The attorneys general of five states that had not signed off on terms of the federal government’s antitrust settlement with Microsoft Corp. were sanguine about Judge Colleen Kollar-Kotelly’s remedy ruling Friday, but did not rule out the possibility of appeal.
“We think that this sets a very strong tone for enforcement,” Iowa Attorney General Tom Miller said in a conference call with reporters after the judge’s opinion was released.
“This decision really is historic because it marks the first time that the states in a settlement have improved and achieved more than the federal government when we have jointly sued under the antitrust laws. We sought more and we got more,” said Richard Blumenthal, attorney general of Connecticut. “This result is better and stronger because we pursued more effective remedies, and the states can be proud of that achievement.”
Miller emphasized that any decision about an appeal will be made later, after further analysis of the ruling and discussions among attorneys general of all of the states that had not agreed to settlement terms with Microsoft. Despite that, the five officials participating in the call each praised Friday’s decision and said it included important victories for the states.

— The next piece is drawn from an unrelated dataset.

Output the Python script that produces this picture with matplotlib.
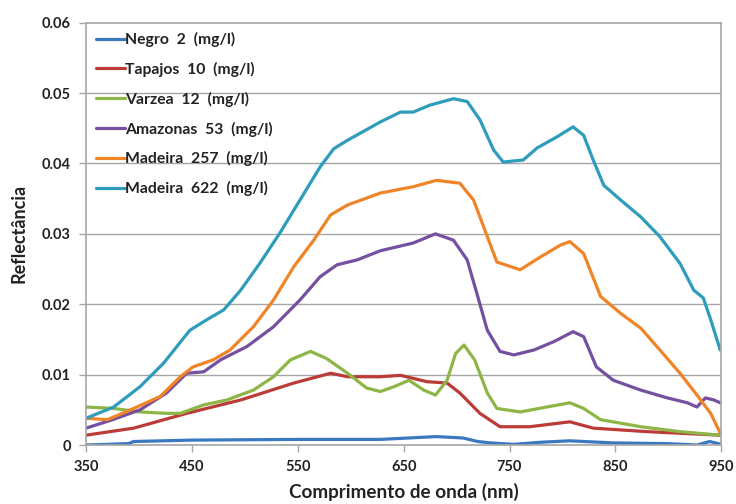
import matplotlib
matplotlib.use("Agg")
import matplotlib.pyplot as plt

# wavelengths (nm) and reflectance
negro_x = [350, 390, 395, 450, 550, 628, 681, 706, 720, 732, 754, 780, 807, 848, 900, 927, 939, 950]
negro_y = [0.0, 0.0002, 0.0005, 0.0007, 0.0008, 0.0008, 0.0012, 0.0010, 0.0005, 0.0003, 0.0001, 0.0004, 0.0006, 0.0003, 0.0002, 0.0, 0.0005, 0.0001]

tapajos_x = [350, 395, 445, 496, 546, 581, 597, 628, 647, 672, 691, 703, 722, 741, 769, 807, 829, 880, 949]
tapajos_y = [0.0014, 0.0024, 0.0045, 0.0064, 0.0088, 0.0102, 0.0097, 0.0097, 0.0099, 0.0090, 0.0088, 0.0074, 0.0045, 0.0026, 0.0026, 0.0033, 0.0024, 0.0019, 0.0014]

varzea_x = [350, 376, 401, 426, 439, 461, 483, 508, 527, 543, 562, 577, 597, 615, 628, 641, 655, 669, 680, 691, 699, 707, 717, 729, 738, 760, 785, 807, 820, 836, 874, 911, 949]
varzea_y = [0.0054, 0.0052, 0.0047, 0.0045, 0.0045, 0.0057, 0.0064, 0.0078, 0.0097, 0.0121, 0.0133, 0.0123, 0.0102, 0.0081, 0.0076, 0.0083, 0.0092, 0.0078, 0.0071, 0.0092, 0.0130, 0.0142, 0.0121, 0.0074, 0.0052, 0.0047, 0.0054, 0.0060, 0.0052, 0.0036, 0.0026, 0.0019, 0.0014]

amazonas_x = [350, 375, 401, 426, 445, 461, 477, 502, 527, 552, 571, 587, 606, 628, 659, 680, 697, 710, 719, 729, 741, 754, 773, 792, 810, 820, 832, 848, 874, 899, 918, 927, 935, 943, 949]
amazonas_y = [0.0024, 0.0036, 0.0050, 0.0074, 0.0102, 0.0104, 0.0121, 0.0140, 0.0168, 0.0206, 0.0239, 0.0256, 0.0263, 0.0276, 0.0287, 0.0300, 0.0291, 0.0263, 0.0216, 0.0163, 0.0133, 0.0128, 0.0135, 0.0147, 0.0161, 0.0154, 0.0111, 0.0092, 0.0078, 0.0067, 0.0060, 0.0054, 0.0067, 0.0064, 0.0060]

mad257_x = [350, 370, 395, 420, 439, 451, 470, 486, 508, 527, 546, 565, 581, 597, 628, 659, 681, 703, 716, 729, 738, 760, 779, 798, 807, 820, 836, 855, 874, 892, 911, 927, 940, 949]
mad257_y = [0.0038, 0.0036, 0.0052, 0.0069, 0.0097, 0.0111, 0.0121, 0.0135, 0.0168, 0.0206, 0.0253, 0.0291, 0.0327, 0.0341, 0.0358, 0.0367, 0.0376, 0.0372, 0.0348, 0.0296, 0.0260, 0.0249, 0.0267, 0.0284, 0.0289, 0.0272, 0.0211, 0.0187, 0.0166, 0.0135, 0.0102, 0.0071, 0.0045, 0.0017]

mad622_x = [350, 376, 401, 423, 448, 464, 480, 496, 514, 533, 552, 571, 584, 597, 628, 647, 659, 675, 697, 710, 722, 735, 744, 763, 776, 795, 810, 820, 829, 839, 855, 874, 892, 911, 924, 933, 940, 949]
mad622_y = [0.0038, 0.0054, 0.0083, 0.0116, 0.0163, 0.0178, 0.0192, 0.0220, 0.0258, 0.0301, 0.0348, 0.0395, 0.0421, 0.0433, 0.0459, 0.0473, 0.0473, 0.0483, 0.0492, 0.0488, 0.0462, 0.0419, 0.0402, 0.0405, 0.0422, 0.0438, 0.0452, 0.0440, 0.0405, 0.0369, 0.0348, 0.0324, 0.0296, 0.0258, 0.0220, 0.0209, 0.0178, 0.0135]

series = [
    ("Negro  2  (mg/l)", negro_x, negro_y, "#3A78C0"),
    ("Tapajos  10  (mg/l)", tapajos_x, tapajos_y, "#BB3B37"),
    ("Varzea  12  (mg/l)", varzea_x, varzea_y, "#8DB646"),
    ("Amazonas  53  (mg/l)", amazonas_x, amazonas_y, "#7550A0"),
    ("Madeira  257  (mg/l)", mad257_x, mad257_y, "#F08528"),
    ("Madeira  622  (mg/l)", mad622_x, mad622_y, "#2E9CBB"),
]

plt.rcParams['font.family'] = ['Lato', 'DejaVu Sans']
plt.rcParams['font.weight'] = 'bold'

fig = plt.figure(figsize=(7.36, 5.04), dpi=100)
ax = fig.add_axes([0.117, 0.117, 0.863, 0.838])

for name, xs, ys, c in series:
    ax.plot(xs, ys, color=c, lw=2.3, label=name, solid_capstyle='round', solid_joinstyle='round')

ax.set_xlim(350, 950)
ax.set_ylim(0, 0.06)
ax.set_xticks(range(350, 951, 100))
ax.set_yticks([0, 0.01, 0.02, 0.03, 0.04, 0.05, 0.06])
ax.set_yticklabels(['0', '0.01', '0.02', '0.03', '0.04', '0.05', '0.06'])
for y in [0.01, 0.02, 0.03, 0.04, 0.05]:
    ax.axhline(y, color='#A6A6A6', lw=1, zorder=0)

for s in ax.spines.values():
    s.set_color('#A6A6A6')
    s.set_linewidth(1.2)
ax.tick_params(axis='both', colors='#A6A6A6', labelcolor='#222222', labelsize=10.5, length=5, width=1, pad=6)
for lab in ax.get_xticklabels() + ax.get_yticklabels():
    lab.set_fontweight('bold')

ax.set_xlabel('Comprimento de onda (nm)', fontsize=13.6, fontweight='bold', color='#222222', labelpad=6)
ax.set_ylabel('Reflectância', fontsize=13, fontweight='bold', color='#222222', labelpad=10)

leg = ax.legend(loc='upper left', frameon=False, fontsize=11.3, handlelength=1.9, handletextpad=0.0,
                labelspacing=0.94, borderaxespad=0.2, bbox_to_anchor=(0.0, 1.0))
for t in leg.get_texts():
    t.set_fontweight('bold')
    t.set_color('#222222')

fig.savefig('out.png', dpi=100)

The state officials particularly praised the compliance provisions ordered by the judge, under which a dedicated compliance officer will be named to monitor Microsoft’s compliance and report to both the company’s board of directors and the state attorneys general. That compliance arrangement is an important enhancement on the initial settlement agreement, according to Miller.
Several attorneys general said they intend to continue closely monitoring Microsoft’s actions and compliance.
“You know we have plenty of fight in us,” Miller said.
“The last chapter has not been written,” Blumenthal said. “The states will remain engaged in ensuring effective enforcement.”